A critical discourse analysis of how public participants and their evidence are presented in Health Impact Assessment reports in Wales

Talk Code: 
P2.48
Presenter: 
Fiona Wood
Co-authors: 
Christopher Emmerson
Author institutions: 
Cardiff University, Public Health Wales

Problem

Health Impact Assessment (HIA) involves evaluating how projects affect the health of particular populations. In many countries HIA has become central to attempts to better integrate both health and public participation into policy and decision making. In 2017 HIA gained statutory status in Wales.

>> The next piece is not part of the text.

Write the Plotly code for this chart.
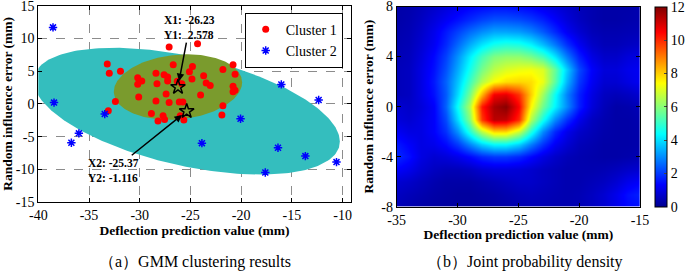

This study considers how the public and their evidence are presented within HIA reports and what insights this offers into how public participation is constructed within public health.

Approach

Critical Discourse Analysis (CDA), specifically as described by Fairclough (2003), was used to analyse seven HIA reports produced in Wales.

Findings

Four themes were identified. ‘Consensus and polyphony’ addresses the tendency of the reports to produce consensus, with competing or distinctive voices progressively elided. ‘Authors and authority’ describes how participants and their evidence are shaped by different authorial stances. ‘Discussions, decisions and planes of action’ considers how decision makers are (or are not) brought into contact with evidence in the texts. ‘Evidence: fragmentation and compression’ analyses strategies of abstracting and re-ordered participant evidence in the text and the implications of this.

Consequences

This analysis suggests that participants and their evidence are presented in a number of specific ways in HIA reports and that these are particularly shaped by genre, authorial stances and approaches to abstracting and re-ordering texts. Acknowledging these issues and developing reflexivity may create opportunities to develop HIA in new directions. Further research would allow these conclusions to be tested and would contribute to development of a wider ‘sociology of public health documents’.